In summary, prior research has shown that various types of victim-accused relationships elicit ‘crime scripts’ about violent incidents and those individuals involved that may lead to more lenient treatment of particular offenders (Miethe, 1987; see also Sudnow, 1965). As already noted, this may be a problem if little systematic research has actually examined the validity of these scripts (or related stereotypes) in relation to intimacy and violence because of their potential impact on criminal justice decision-making. The difficulty in doing such research again stems from the absence of such information in the types of official documents that researchers generally use when collecting data.
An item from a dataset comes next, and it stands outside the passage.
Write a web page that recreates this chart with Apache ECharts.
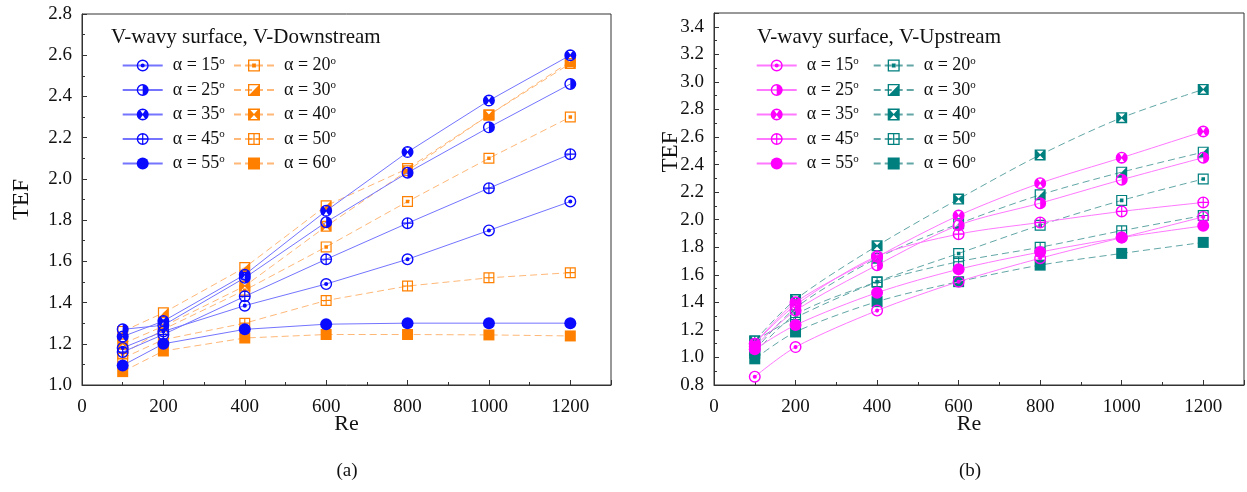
<!DOCTYPE html>
<html><head><meta charset="utf-8">
<script src="https://cdn.jsdelivr.net/npm/echarts@6/dist/echarts.min.js"></script>
<style>
html,body{margin:0;padding:0;background:#fff;}
#a{position:absolute;left:0;top:0;width:640px;height:492px;}
#b{position:absolute;left:640px;top:0;width:607px;height:492px;}
</style></head>
<body><div id="a"></div><div id="b"></div>
<script>
// ---- data ----
const reValues = [100, 200, 400, 600, 800, 1000, 1200];
const xTicks = [0, 200, 400, 600, 800, 1000, 1200];
const circleAngles = ['15', '25', '35', '45', '55'];
const squareAngles = ['20', '30', '40', '50', '60'];

// (a) V-Downstream
const down15 = [1.18, 1.26, 1.385, 1.49, 1.61, 1.75, 1.89];
const down25 = [1.27, 1.29, 1.52, 1.79, 2.03, 2.25, 2.46];
const down35 = [1.235, 1.31, 1.535, 1.845, 2.13, 2.38, 2.60];
const down45 = [1.16, 1.245, 1.43, 1.61, 1.785, 1.955, 2.12];
const down55 = [1.095, 1.20, 1.27, 1.295, 1.30, 1.30, 1.30];
const down20 = [1.15, 1.27, 1.46, 1.67, 1.89, 2.10, 2.30];
const down30 = [1.26, 1.35, 1.57, 1.87, 2.05, 2.31, 2.57];
const down40 = [1.20, 1.285, 1.48, 1.77, 2.04, 2.31, 2.56];
const down50 = [1.13, 1.22, 1.30, 1.41, 1.48, 1.52, 1.545];
const down60 = [1.065, 1.165, 1.228, 1.245, 1.245, 1.243, 1.238];

// (b) V-Upstream
const up15 = [0.86, 1.075, 1.34, 1.55, 1.72, 1.87, 2.02];
const up25 = [1.08, 1.34, 1.67, 1.96, 2.12, 2.29, 2.45];
const up35 = [1.10, 1.40, 1.73, 2.03, 2.265, 2.45, 2.64];
const up45 = [1.10, 1.38, 1.735, 1.895, 1.98, 2.06, 2.125];
const up55 = [1.06, 1.235, 1.47, 1.64, 1.765, 1.87, 1.955];
const up20 = [1.03, 1.31, 1.55, 1.755, 1.96, 2.14, 2.295];
const up30 = [1.05, 1.36, 1.72, 1.97, 2.18, 2.345, 2.49];
const up40 = [1.12, 1.42, 1.81, 2.15, 2.47, 2.74, 2.945];
const up50 = [1.12, 1.29, 1.545, 1.695, 1.80, 1.92, 2.03];
const up60 = [0.99, 1.185, 1.405, 1.55, 1.67, 1.755, 1.835];

// ---- styling ----
const FONT = '"Liberation Serif", "Times New Roman", serif';
const RING_C = 'M10 0A10 10 0 1 1 10 20A10 10 0 1 1 10 0Z M10 2.3A7.7 7.7 0 1 0 10 17.7A7.7 7.7 0 1 0 10 2.3Z';
const RING_S = 'M0 0H20V20H0Z M2.2 2.2V17.8H17.8V2.2Z';
const SYM = {
  '15': 'path://' + RING_C + ' M10 6.6A3.4 3.4 0 1 1 10 13.4A3.4 3.4 0 1 1 10 6.6Z',
  '25': 'path://' + RING_C + ' M10 2.3A7.7 7.7 0 0 1 10 17.7Z',
  '35': 'path://M10 0A10 10 0 1 1 10 20A10 10 0 1 1 10 0Z M6 2.8L10 9L14 2.8Z M6 17.2L14 17.2L10 11Z',
  '45': 'path://' + RING_C + ' M9 2.3H11V17.7H9Z M2.3 9H17.7V11H2.3Z',
  '55': 'circle',
  '20': 'path://' + RING_S + ' M6.8 6.8H13.2V13.2H6.8Z',
  '30': 'path://' + RING_S + ' M17.8 2.2V17.8H2.2Z',
  '40': 'path://M0 0H20V20H0Z M4 2.5L10 9L16 2.5Z M4 17.5L16 17.5L10 11Z',
  '50': 'path://' + RING_S + ' M9 2.2H11V17.8H9Z M2.2 9H17.8V11H2.2Z',
  '60': 'rect'
};

function mkSeries(angle, values, mark, line, dashed, smooth) {
  const isCircle = circleAngles.indexOf(angle) >= 0;
  return {
    name: 'α = ' + angle + '°',
    type: 'line',
    data: reValues.map((r, i) => [r, values[i]]),
    symbol: SYM[angle],
    symbolSize: isCircle ? 12 : 11,
    symbolKeepAspect: true,
    smooth: smooth,
    itemStyle: { color: mark, borderWidth: 0 },
    lineStyle: { color: line, width: 1, type: dashed ? [7, 4] : 'solid' },
    emphasis: { disabled: true },
    z: isCircle ? 3 : 2
  };
}

function legendText(name) {
  return '{t|' + name.replace('°', '') + '}{s|o}';
}

function legend(names, left) {
  return {
    orient: 'vertical', left: left, top: 55.5, padding: 0,
    data: names,
    itemWidth: 40, itemHeight: 15, itemGap: 5.5,
    selectedMode: false,
    formatter: legendText,
    textStyle: {
      rich: {
        t: { fontFamily: FONT, fontSize: 18, color: '#111', lineHeight: 20, padding: [0, 0, 0, 5] },
        s: { fontFamily: FONT, fontSize: 11, color: '#111', lineHeight: 11, verticalAlign: 'top' }
      }
    }
  };
}

function axisCommon() {
  return {
    axisLine: { show: true, lineStyle: { color: '#333', width: 1 } },
    axisTick: { show: true, inside: true, length: 5, lineStyle: { color: '#333' } },
    minorTick: { show: true, splitNumber: 2, length: 3, lineStyle: { color: '#333' } },
    splitLine: { show: false },
    minorSplitLine: { show: false }
  };
}

function makeOption(cfg) {
  const names = cfg.series.map(s => s.name);
  const graphics = [
    { type: 'text', left: cfg.titleX, top: 27, style: { text: cfg.title, font: '21px ' + FONT, fill: '#111' } },
    { type: 'text', x: cfg.subX, y: 471, style: { text: cfg.sub, font: '19px ' + FONT, fill: '#111', align: 'center', verticalAlign: 'middle' } }
  ];
  if (cfg.tefText) {
    graphics.push({ type: 'text', x: cfg.tefText[0], y: cfg.tefText[1], rotation: Math.PI / 2,
      style: { text: 'TEF', font: '23px ' + FONT, fill: '#111', align: 'center', verticalAlign: 'middle' } });
  }
  return {
    animation: false,
    backgroundColor: '#fff',
    grid: { left: cfg.gl, top: cfg.gt, width: cfg.gw, height: cfg.gh, show: true, borderColor: '#333', borderWidth: 1, backgroundColor: 'transparent' },
    xAxis: Object.assign(axisCommon(), {
      type: 'value', min: 0, max: 1300, interval: 200,
      name: 'Re', nameLocation: 'middle', nameGap: 28, nameMoveOverlap: false,
      nameTextStyle: { fontFamily: FONT, fontSize: 22, color: '#111', padding: cfg.namePad },
      axisLabel: {
        fontFamily: FONT, fontSize: 19, color: '#111', margin: 13,
        formatter: v => (xTicks.indexOf(v) >= 0 ? String(v) : '')
      }
    }),
    yAxis: Object.assign(axisCommon(), {
      type: 'value', min: cfg.ymin, max: cfg.ymax, interval: 0.2,
      name: cfg.tefText ? '' : 'TEF', nameLocation: 'middle', nameGap: cfg.yGap, nameRotate: 90, nameMoveOverlap: false,
      nameTextStyle: { fontFamily: FONT, fontSize: 23, color: '#111' },
      axisLabel: {
        fontFamily: FONT, fontSize: 19, color: '#111', margin: 10,
        formatter: v => (v > cfg.ymaxLabel + 1e-6 ? '' : v.toFixed(1))
      }
    }),
    legend: [legend(names.slice(0, 5), cfg.l1), legend(names.slice(5), cfg.l2)],
    graphic: graphics,
    series: cfg.series
  };
}

const BLUE = '#0a0aff', BLUE_L = '#7474ff', ORANGE = '#ff8000', ORANGE_L = '#ffb878';
const MAG = '#ff00ff', MAG_L = '#ff78ff', TEAL = '#007f7f', TEAL_L = '#62a6a6';

const leftSeries = [
  mkSeries('15', down15, BLUE, BLUE_L, false, false),
  mkSeries('25', down25, BLUE, BLUE_L, false, false),
  mkSeries('35', down35, BLUE, BLUE_L, false, false),
  mkSeries('45', down45, BLUE, BLUE_L, false, false),
  mkSeries('55', down55, BLUE, BLUE_L, false, false),
  mkSeries('20', down20, ORANGE, ORANGE_L, true, false),
  mkSeries('30', down30, ORANGE, ORANGE_L, true, false),
  mkSeries('40', down40, ORANGE, ORANGE_L, true, false),
  mkSeries('50', down50, ORANGE, ORANGE_L, true, false),
  mkSeries('60', down60, ORANGE, ORANGE_L, true, false)
];
const rightSeries = [
  mkSeries('15', up15, MAG, MAG_L, false, 0.3),
  mkSeries('25', up25, MAG, MAG_L, false, 0.3),
  mkSeries('35', up35, MAG, MAG_L, false, 0.3),
  mkSeries('45', up45, MAG, MAG_L, false, 0.3),
  mkSeries('55', up55, MAG, MAG_L, false, 0.3),
  mkSeries('20', up20, TEAL, TEAL_L, true, 0.3),
  mkSeries('30', up30, TEAL, TEAL_L, true, 0.3),
  mkSeries('40', up40, TEAL, TEAL_L, true, 0.3),
  mkSeries('50', up50, TEAL, TEAL_L, true, 0.3),
  mkSeries('60', up60, TEAL, TEAL_L, true, 0.3)
];

const chartA = echarts.init(document.getElementById('a'), null, { renderer: 'canvas' });
chartA.setOption(makeOption({
  gl: 82, gt: 14, gw: 529, gh: 371, ymin: 1.0, ymax: 2.8, ymaxLabel: 2.8, yGap: 48.5,
  namePad: [0, 0, 0, 0],
  l1: 121.7, l2: 233, titleX: 111, title: 'V-wavy surface, V-Downstream', subX: 347, sub: '(a)',
  series: leftSeries
}));

const chartB = echarts.init(document.getElementById('b'), null, { renderer: 'canvas' });
chartB.setOption(makeOption({
  gl: 74, gt: 13, gw: 532, gh: 372, ymin: 0.8, ymax: 3.5, ymaxLabel: 3.4, yGap: 26.5,
  namePad: [0, 20, 0, 0], tefText: [31, 152],
  l1: 115.7, l2: 232.7, titleX: 117, title: 'V-wavy surface, V-Upstream', subX: 330, sub: '(b)',
  series: rightSeries
}));
</script>
</body></html>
In addition, variation in the amount and type of information systematically noted in official documents for individual cases means that different types of information will be available for some cases, but not for others. As a result, systematic and reliable comparisons are not always possible due to missing data. Again, this is largely due to the fact that the collection and production of documents for criminal case files do not occur for the purpose of criminal justice research. As such, new data collection techniques or methodologies need to be incorporated to examine the criminal processing of cases and, again, this involves increased collaboration between criminal justice actors and researchers.